There is a growing consensus that current narratives around poverty have failed and that a new approach is needed to create a good society
Posted by fidest press agency su venerdì, 28 ottobre 2016
Londra. One that requires collective action from government, charities, business and communities and which is willing to try new ways of working. This was the message to come out of an event and special report, organised by the Webb Memorial Trust.

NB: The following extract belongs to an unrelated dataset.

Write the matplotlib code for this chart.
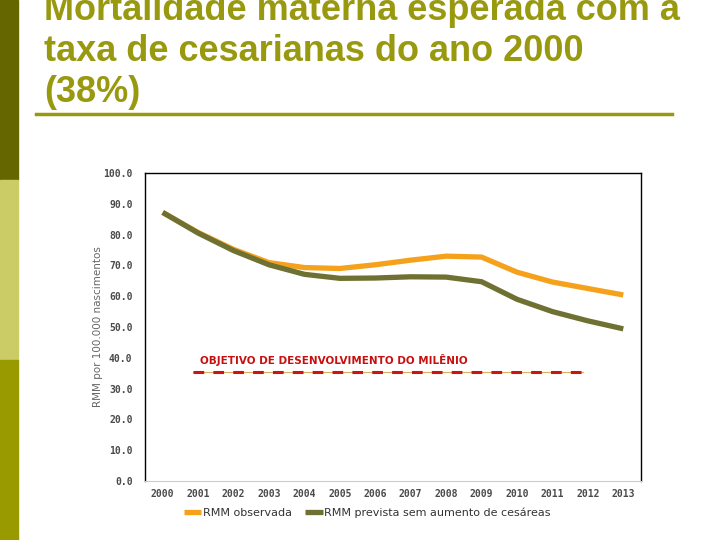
import matplotlib.pyplot as plt
from matplotlib.lines import Line2D

years = list(range(2000, 2014))
rmm_observada = [87.2, 80.7, 75.2, 70.9, 69.3, 69.0, 70.2, 71.7, 73.0, 72.7, 67.8, 64.6, 62.5, 60.4]
rmm_prevista = [87.2, 80.5, 74.8, 70.2, 67.1, 65.8, 65.9, 66.3, 66.2, 64.7, 59.0, 55.0, 52.0, 49.4]
meta_anos = [2000.85, 2011.85]
meta_valor = [35.5, 35.5]
y_ticks = [0, 10, 20, 30, 40, 50, 60, 70, 80, 90, 100]

titulo = ["Mortalidade materna esperada com a",
          "taxa de cesarianas do ano 2000",
          "(38%)"]

orange = "#f5a11c"
olive = "#6e7131"
title_col = "#999910"

fig = plt.figure(figsize=(7.2, 5.4), dpi=100)

# faixas laterais do slide
fig.patches.append(plt.Rectangle((0, 1 - 180 / 540), 18 / 720, 180 / 540,
                                 transform=fig.transFigure, color="#666600", zorder=0))
fig.patches.append(plt.Rectangle((0, 1 - 360 / 540), 18 / 720, 180 / 540,
                                 transform=fig.transFigure, color="#cccc66", zorder=0))
fig.patches.append(plt.Rectangle((0, 0), 18 / 720, 180 / 540,
                                 transform=fig.transFigure, color="#999900", zorder=0))

# titulo (a primeira linha fica cortada no topo, como no slide)
for i, linha in enumerate(titulo):
    fig.text(44 / 720, 1 - (20 + 41 * i) / 540, linha, fontsize=26, fontweight="bold",
             family="Liberation Sans", color=title_col, va="baseline", ha="left")
fig.lines.append(Line2D([36 / 720, 672 / 720], [1 - 114 / 540, 1 - 114 / 540],
                        transform=fig.transFigure, color=title_col, lw=2.5))

ax = fig.add_axes([145 / 720, 1 - 481 / 540, 496 / 720, 308 / 540])
ax.plot(years, rmm_observada, color=orange, lw=3.8, solid_joinstyle="round",
        solid_capstyle="butt", label="RMM observada", zorder=3)
ax.plot(years, rmm_prevista, color=olive, lw=3.8, solid_joinstyle="round",
        solid_capstyle="butt", label="RMM prevista sem aumento de cesáreas", zorder=4)

ax.plot(meta_anos, meta_valor, color="#d8b060", lw=0.8, zorder=2)
ax.plot(meta_anos, meta_valor, color="#cc1414", lw=2.2, dashes=(3.5, 3), zorder=2)
ax.text(2001.05, 39.2, "OBJETIVO DE DESENVOLVIMENTO DO MILÊNIO", color="#c81010",
        fontsize=7.5, fontweight="bold", va="center", ha="left")

ax.set_xlim(1999.5, 2013.5)
ax.set_ylim(0, 100)
ax.set_yticks(y_ticks)
ax.set_yticklabels([f"{v:.1f}" for v in y_ticks], family="DejaVu Sans Mono",
                   fontweight="bold", fontsize=7, color="#4a4a4a")
ax.set_xticks(years)
ax.set_xticklabels([str(y) for y in years], family="DejaVu Sans Mono",
                   fontsize=7, fontweight="bold", color="#4a4a4a")
ax.tick_params(axis="y", length=0, pad=9)
ax.tick_params(axis="x", length=0, pad=6)
for s in ["left", "top", "right"]:
    ax.spines[s].set_color("black")
    ax.spines[s].set_linewidth(1.0)
ax.spines["bottom"].set_color("#cccccc")
ax.set_ylabel("RMM por 100.000 nascimentos", fontsize=7.5, color="#666666")
ax.yaxis.set_label_coords(-(145 - 103) / 496, 0.5)

fig.legend(loc="center", bbox_to_anchor=(367 / 720, 1 - 513 / 540), ncol=2, frameon=False,
           fontsize=8, handlelength=1.6, handletextpad=0.1, columnspacing=1.2,
           labelcolor="#333333")

fig.savefig("out.png", dpi=100)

Andrew Curtis, senior programme manager at Oxfam, said: “There is growing consensus that the narratives used in the third sector, however well-meaning and right, have been rejected. Poverty is a term that is politically divisive, creates stigma and is highly contested to the point of still having to persuade people that poverty exists in the UK. We need to create a new way of speaking, to speak with those directly affected not for them, and we need to speak louder.” Olivia Bailey, research director at the Fabian Society, said: “Language matters. Talking about poverty describes the problem but it doesn’t generate enthusiasm for solutions. We need to find a new framework that is a rallying point for people to get behind a raft of policies. The American Dream tapped into that aspiration. We should think about the ‘British Promise’, which should be the security to know if you need help it is there.” Dr Michael Orton, Warwick University Institute for Employment Research, said: “A shared vision means not working in silos. It means consensus building. Working together should be at the core of what we do. Instead of launching into ideological deconstructions of that vision, we should [each] focus on the bits that we can work with.”Rys Farthing, a social policy analyst who specialises in youth and poverty, said: “Our ways of trying to create a world without poverty have been tried and tested and got us this far. We need to try every tactic we can think of to keep winning. Working with children and young people as a solution is a strategy we haven’t tried much yet. It might be a way to find some new pathways to progress.”